By Kate Madden Yee, AuntMinnie.com staff writer

August 31, 2018 -- South Korean researchers found that by replacing an interventional needle with a catheter, they were better able to perform interventional radiology treatment of endometrial cysts under ultrasound guidance. They described the technique in a study published August 28 in Radiology.

The procedure not only offers a less-invasive alternative to surgery -- which can negatively affect fertility -- it is also more effective than needle-directed sclerotherapy, wrote a team led by Dr. Kichang Han of Yonsei University College of Medicine in Seoul.

"Surgical excision has been considered the standard treatment for ovarian endometrioma," the group wrote. "However, a decline in the ovarian reserve after surgical cystectomy is inevitable due to removal of healthy ovarian tissue adjacent to the endometrioma and/or excessive electrocoagulation to the ovary for hemostasis. This outcome has prompted a shift toward less-invasive approaches."

Improving the alternative

Endometriosis is a condition in which the lining of the uterus grows into surrounding tissues and organs. It affects about 10% of women in their reproductive years, and when it involves the ovaries, cysts called endometriomas can form, often leading to pelvic pain and uterine bleeding.

Ultrasound-guided sclerotherapy has been used as an alternative to surgery since 1988, primarily with needles, Han and colleagues wrote. But this approach has limitations, including a lack of stability of the needle during aspiration of the cyst and a risk of needle displacement. Han's team developed catheter-directed sclerotherapy to address these drawbacks.

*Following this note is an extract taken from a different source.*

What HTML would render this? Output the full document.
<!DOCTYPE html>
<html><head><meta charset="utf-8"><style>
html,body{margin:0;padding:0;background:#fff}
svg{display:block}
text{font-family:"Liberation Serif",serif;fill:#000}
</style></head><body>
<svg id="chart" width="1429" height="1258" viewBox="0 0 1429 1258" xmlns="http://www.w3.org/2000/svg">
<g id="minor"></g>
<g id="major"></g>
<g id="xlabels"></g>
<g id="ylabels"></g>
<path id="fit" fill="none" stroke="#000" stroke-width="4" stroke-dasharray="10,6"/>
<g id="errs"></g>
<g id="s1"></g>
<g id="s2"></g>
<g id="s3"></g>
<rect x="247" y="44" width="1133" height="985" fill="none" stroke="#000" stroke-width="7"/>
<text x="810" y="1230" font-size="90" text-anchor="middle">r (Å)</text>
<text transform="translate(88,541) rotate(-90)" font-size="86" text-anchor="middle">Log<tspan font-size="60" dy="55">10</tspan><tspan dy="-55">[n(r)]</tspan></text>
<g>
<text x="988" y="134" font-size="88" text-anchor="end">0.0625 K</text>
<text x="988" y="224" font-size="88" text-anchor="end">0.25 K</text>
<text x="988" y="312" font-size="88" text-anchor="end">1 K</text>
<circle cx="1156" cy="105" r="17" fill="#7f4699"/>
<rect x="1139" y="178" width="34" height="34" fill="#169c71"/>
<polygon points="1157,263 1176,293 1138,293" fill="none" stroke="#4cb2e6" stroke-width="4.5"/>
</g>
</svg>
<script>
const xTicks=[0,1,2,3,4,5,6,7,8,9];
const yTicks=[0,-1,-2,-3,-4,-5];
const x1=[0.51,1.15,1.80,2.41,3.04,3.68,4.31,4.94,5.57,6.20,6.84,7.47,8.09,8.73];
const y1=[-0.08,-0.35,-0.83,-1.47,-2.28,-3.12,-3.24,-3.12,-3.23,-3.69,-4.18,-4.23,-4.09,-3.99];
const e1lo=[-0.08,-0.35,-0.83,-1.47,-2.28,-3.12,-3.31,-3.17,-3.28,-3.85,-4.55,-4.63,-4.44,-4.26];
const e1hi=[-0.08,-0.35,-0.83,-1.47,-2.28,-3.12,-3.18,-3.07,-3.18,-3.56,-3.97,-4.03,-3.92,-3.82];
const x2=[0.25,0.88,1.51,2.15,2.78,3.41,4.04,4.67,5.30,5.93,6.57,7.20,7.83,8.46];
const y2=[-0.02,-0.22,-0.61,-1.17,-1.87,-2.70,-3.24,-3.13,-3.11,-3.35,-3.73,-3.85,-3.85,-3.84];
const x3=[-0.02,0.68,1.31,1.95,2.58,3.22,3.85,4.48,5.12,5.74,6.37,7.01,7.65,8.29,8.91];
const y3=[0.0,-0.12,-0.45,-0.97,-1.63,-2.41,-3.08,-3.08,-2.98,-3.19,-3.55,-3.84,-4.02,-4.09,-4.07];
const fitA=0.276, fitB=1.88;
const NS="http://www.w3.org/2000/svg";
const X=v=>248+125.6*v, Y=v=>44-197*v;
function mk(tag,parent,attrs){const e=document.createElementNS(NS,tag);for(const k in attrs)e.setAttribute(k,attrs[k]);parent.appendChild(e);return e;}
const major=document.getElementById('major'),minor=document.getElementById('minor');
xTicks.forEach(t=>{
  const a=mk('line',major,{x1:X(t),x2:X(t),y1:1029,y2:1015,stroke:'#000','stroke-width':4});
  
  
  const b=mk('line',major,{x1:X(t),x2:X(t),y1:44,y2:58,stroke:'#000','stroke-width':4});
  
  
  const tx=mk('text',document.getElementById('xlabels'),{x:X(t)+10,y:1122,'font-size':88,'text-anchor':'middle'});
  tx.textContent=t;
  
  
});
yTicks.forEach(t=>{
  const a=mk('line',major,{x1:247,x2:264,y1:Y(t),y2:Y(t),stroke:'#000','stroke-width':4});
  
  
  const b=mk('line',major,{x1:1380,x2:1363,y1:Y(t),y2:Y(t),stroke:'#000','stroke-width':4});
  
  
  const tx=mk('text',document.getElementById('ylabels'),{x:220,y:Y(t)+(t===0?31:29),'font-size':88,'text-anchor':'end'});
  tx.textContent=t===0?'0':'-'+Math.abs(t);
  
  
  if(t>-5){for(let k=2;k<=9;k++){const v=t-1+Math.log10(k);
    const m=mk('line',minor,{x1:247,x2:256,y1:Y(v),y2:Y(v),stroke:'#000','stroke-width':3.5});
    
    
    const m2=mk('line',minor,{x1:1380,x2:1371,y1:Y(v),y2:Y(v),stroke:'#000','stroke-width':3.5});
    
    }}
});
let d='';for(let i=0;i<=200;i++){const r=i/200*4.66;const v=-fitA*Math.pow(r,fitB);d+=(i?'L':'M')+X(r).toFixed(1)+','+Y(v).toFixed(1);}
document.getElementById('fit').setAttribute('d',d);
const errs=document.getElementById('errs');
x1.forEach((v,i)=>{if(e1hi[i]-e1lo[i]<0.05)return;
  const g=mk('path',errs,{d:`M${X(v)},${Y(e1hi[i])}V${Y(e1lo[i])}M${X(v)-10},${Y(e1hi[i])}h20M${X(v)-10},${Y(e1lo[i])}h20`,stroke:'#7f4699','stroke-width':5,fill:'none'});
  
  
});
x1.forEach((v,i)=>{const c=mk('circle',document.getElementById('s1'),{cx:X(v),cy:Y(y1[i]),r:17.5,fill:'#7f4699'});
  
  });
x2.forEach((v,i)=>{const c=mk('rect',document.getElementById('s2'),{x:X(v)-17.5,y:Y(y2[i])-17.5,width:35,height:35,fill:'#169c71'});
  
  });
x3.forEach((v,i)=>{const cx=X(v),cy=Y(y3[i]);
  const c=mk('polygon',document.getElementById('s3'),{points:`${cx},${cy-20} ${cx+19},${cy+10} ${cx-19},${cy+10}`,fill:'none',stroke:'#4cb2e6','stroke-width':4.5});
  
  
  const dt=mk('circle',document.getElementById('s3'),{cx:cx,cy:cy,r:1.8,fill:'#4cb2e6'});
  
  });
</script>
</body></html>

"Endometrial cyst content can be incredibly thick and sticky," said study co-author Dr. Man-Deuk Kim, PhD, in a statement released by the RSNA. "A 16- or 18-gauge needle, which is commonly used for needle-directed sclerotherapy, is sometimes not large enough to completely evacuate the cyst. This may reduce the efficacy of sclerotherapy and increase the possibility of needle displacement during aspiration."

Catheter-directed sclerotherapy involves an interventional radiologist inserting a catheter rather than a needle under fluoroscopy guidance into the endometrioma to drain it. The radiologist then fills the cyst with contrast to determine whether any of its content has spilled into the pelvic cavity. The contrast is aspirated and ethanol injected into the cyst. After 20 minutes, the ethanol is removed and the catheter taken out.

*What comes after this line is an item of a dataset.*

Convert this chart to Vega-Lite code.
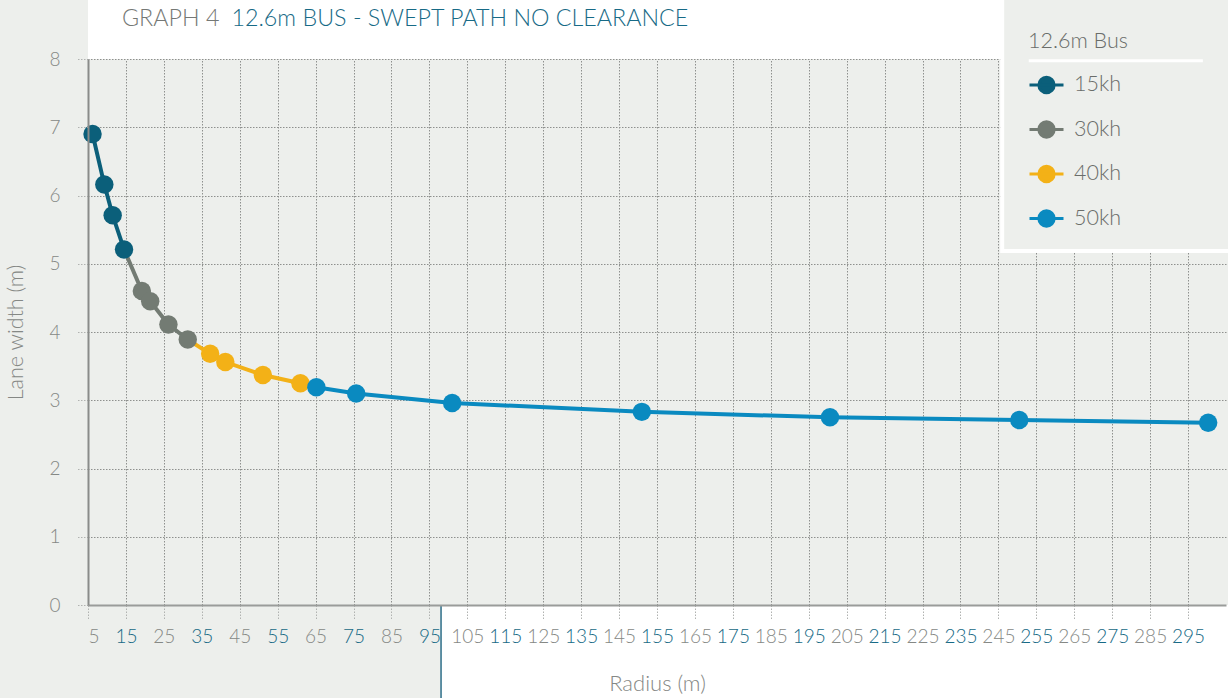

The study included 14 women who had the procedure between March 2015 and December 2017. The researchers assessed the technique's impact on the women's ovaries by measuring serum anti-Müllerian hormone (AMH), an indicator of ovarian health, before and after the procedure and six months later. The group also measured serum cancer antigen 125 (CA-125) levels at these same time points to assess the procedure's effectiveness. Finally, study participants underwent follow-up ultrasound at one, three, and six months after catheter-directed sclerotherapy and biannually thereafter to track cyst size changes and/or recurrence.

Overall, the women tolerated the procedure well, their intraprocedural pain was managed effectively, and there were no complications. At the six-month follow-up, there were no cyst recurrences and no statistically significant differences in AMH levels, and CA-125 levels decreased. Among the 14 participants, two desired pregnancy; both succeeded in becoming pregnant after the procedure.

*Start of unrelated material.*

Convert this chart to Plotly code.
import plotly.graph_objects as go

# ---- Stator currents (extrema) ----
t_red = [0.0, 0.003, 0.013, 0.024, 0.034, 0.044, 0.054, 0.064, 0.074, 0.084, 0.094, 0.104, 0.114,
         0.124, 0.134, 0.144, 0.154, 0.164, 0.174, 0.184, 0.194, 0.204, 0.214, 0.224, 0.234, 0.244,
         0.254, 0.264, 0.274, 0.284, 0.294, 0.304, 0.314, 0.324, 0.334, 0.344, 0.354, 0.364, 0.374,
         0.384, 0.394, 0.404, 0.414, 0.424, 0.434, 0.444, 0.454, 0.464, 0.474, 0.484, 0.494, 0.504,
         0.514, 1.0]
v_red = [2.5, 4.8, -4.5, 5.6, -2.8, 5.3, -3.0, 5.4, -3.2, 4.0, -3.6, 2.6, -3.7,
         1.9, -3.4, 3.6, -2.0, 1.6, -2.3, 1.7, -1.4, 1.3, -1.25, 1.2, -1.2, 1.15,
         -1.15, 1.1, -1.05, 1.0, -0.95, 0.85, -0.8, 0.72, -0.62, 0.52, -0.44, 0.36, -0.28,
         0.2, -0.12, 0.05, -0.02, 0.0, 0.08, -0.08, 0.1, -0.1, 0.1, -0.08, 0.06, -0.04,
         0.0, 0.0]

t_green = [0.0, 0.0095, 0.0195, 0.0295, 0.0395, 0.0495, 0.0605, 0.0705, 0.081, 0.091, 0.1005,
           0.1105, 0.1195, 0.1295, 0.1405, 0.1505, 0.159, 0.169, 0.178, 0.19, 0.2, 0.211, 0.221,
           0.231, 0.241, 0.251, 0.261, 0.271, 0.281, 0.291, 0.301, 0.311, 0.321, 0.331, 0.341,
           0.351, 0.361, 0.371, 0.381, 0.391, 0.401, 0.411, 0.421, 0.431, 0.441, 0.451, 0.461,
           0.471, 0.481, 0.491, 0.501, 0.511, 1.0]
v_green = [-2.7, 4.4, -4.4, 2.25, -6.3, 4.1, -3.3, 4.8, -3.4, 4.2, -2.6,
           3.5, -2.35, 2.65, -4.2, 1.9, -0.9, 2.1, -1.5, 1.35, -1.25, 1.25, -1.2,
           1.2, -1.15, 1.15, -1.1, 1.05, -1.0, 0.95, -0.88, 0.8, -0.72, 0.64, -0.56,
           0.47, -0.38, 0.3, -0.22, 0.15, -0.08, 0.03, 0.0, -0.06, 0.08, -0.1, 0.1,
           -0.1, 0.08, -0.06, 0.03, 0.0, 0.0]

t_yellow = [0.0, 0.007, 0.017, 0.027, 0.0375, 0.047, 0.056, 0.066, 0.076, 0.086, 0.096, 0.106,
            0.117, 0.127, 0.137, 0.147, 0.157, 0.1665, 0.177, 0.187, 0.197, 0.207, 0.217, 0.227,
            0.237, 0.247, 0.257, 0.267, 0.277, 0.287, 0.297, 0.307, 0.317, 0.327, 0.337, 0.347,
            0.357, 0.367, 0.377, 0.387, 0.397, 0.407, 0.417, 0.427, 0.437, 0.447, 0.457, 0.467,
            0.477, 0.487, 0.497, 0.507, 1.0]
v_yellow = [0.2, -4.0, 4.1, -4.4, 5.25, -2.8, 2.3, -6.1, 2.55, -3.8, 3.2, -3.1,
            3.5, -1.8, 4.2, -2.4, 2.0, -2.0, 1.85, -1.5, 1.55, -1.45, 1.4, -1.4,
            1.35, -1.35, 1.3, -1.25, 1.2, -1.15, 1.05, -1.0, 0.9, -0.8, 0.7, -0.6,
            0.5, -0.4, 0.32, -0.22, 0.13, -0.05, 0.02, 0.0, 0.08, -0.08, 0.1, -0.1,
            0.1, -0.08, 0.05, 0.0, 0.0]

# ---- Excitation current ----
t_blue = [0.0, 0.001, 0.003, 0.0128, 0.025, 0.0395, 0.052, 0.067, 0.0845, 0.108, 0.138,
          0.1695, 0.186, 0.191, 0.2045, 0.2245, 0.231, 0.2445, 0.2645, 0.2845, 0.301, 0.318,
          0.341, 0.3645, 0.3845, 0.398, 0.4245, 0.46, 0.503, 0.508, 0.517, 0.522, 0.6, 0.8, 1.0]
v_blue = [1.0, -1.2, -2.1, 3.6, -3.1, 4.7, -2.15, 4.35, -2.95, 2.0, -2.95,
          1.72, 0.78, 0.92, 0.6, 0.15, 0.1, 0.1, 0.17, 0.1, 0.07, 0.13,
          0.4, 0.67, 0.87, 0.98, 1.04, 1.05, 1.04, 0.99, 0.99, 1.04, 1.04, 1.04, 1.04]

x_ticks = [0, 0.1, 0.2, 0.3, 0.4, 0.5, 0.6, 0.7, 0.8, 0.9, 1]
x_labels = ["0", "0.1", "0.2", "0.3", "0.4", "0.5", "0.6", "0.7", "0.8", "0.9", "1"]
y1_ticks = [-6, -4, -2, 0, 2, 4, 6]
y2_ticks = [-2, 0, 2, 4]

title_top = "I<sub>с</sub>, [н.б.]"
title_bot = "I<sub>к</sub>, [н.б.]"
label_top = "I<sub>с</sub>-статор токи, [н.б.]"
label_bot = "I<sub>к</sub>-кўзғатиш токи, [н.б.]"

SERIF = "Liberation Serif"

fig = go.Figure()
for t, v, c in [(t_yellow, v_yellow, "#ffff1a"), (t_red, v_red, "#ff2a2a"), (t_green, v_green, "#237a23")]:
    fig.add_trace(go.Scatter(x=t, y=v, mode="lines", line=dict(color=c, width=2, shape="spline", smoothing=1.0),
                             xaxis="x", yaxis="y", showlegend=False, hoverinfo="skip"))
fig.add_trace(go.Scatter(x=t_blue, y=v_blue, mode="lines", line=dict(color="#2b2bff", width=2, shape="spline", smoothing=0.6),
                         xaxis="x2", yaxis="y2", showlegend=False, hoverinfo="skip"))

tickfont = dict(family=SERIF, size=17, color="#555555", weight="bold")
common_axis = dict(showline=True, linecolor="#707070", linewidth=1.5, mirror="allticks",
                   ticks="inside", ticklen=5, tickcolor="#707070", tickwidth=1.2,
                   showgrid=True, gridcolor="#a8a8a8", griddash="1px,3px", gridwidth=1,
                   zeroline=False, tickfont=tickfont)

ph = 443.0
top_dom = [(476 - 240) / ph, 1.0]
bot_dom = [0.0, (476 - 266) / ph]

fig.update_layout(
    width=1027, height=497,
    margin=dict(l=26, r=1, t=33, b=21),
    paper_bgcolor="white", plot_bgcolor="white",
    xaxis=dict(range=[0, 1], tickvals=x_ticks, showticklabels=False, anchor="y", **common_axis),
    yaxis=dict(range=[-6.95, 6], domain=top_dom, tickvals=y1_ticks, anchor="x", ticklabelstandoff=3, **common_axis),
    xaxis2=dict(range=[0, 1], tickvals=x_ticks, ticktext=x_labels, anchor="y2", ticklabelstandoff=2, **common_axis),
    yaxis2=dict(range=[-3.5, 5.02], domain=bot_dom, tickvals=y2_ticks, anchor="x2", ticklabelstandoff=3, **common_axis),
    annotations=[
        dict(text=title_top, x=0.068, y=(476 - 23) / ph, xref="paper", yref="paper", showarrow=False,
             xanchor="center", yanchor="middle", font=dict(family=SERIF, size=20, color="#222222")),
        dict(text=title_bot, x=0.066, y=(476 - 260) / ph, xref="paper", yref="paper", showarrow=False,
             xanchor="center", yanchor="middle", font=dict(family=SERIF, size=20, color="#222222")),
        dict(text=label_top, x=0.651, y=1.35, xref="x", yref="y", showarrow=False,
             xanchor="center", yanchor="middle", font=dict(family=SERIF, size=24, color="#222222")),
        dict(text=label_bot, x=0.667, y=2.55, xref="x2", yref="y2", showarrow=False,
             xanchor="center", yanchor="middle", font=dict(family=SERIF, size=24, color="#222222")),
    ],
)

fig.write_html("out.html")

Patient outcomes with catheter-directed sclerotherapy
  Before therapy 6 months after therapy
Mean cyst size 5.8 cm 1.1 cm
Pain score 3.86 0.6
Ovarian reserve (AMH) 4.29 ng/mL 4.36 ng/mL*
CA-125 65.4 U/mL 20.9 U/mL
*All results were statistically significant except for ovarian reserve (AMH).
Clinical course of a 27-year-old woman with primary ovarian endometrioma
Clinical course of a 27-year-old woman with primary ovarian endometrioma presenting with dysmenorrhea. (a) Axial T2-weighted image reveals an 8.4-cm, multilocular endometrioma (*) with internal septation (arrows). (b) The endometrioma was punctured and mechanical breakdown of the internal septa was performed. (c) A catheter was inserted and contrast was injected to observe any leakage. (d) Follow-up ultrasound six months after catheter-directed sclerotherapy shows markedly decreased endometrioma (*). Images and captions courtesy of RSNA.

"In our series, there were no short-term recurrences, and a significant decrease in serum CA-125 level was observed," the group wrote. "In addition, 100% of participants experienced alleviation of various pain symptoms."

Effective treatment

Catheter-directed sclerotherapy is an effective variation of the needle-directed approach, Han and colleagues wrote.

"With several technical advantages, catheter-directed sclerotherapy seems to be a promising modification of needle-directed sclerotherapy to manage ovarian endometrioma," they concluded. "Moreover, ovarian reserve was well-preserved in patients who underwent catheter-directed sclerotherapy for endometriomas, which may contribute to future fertility."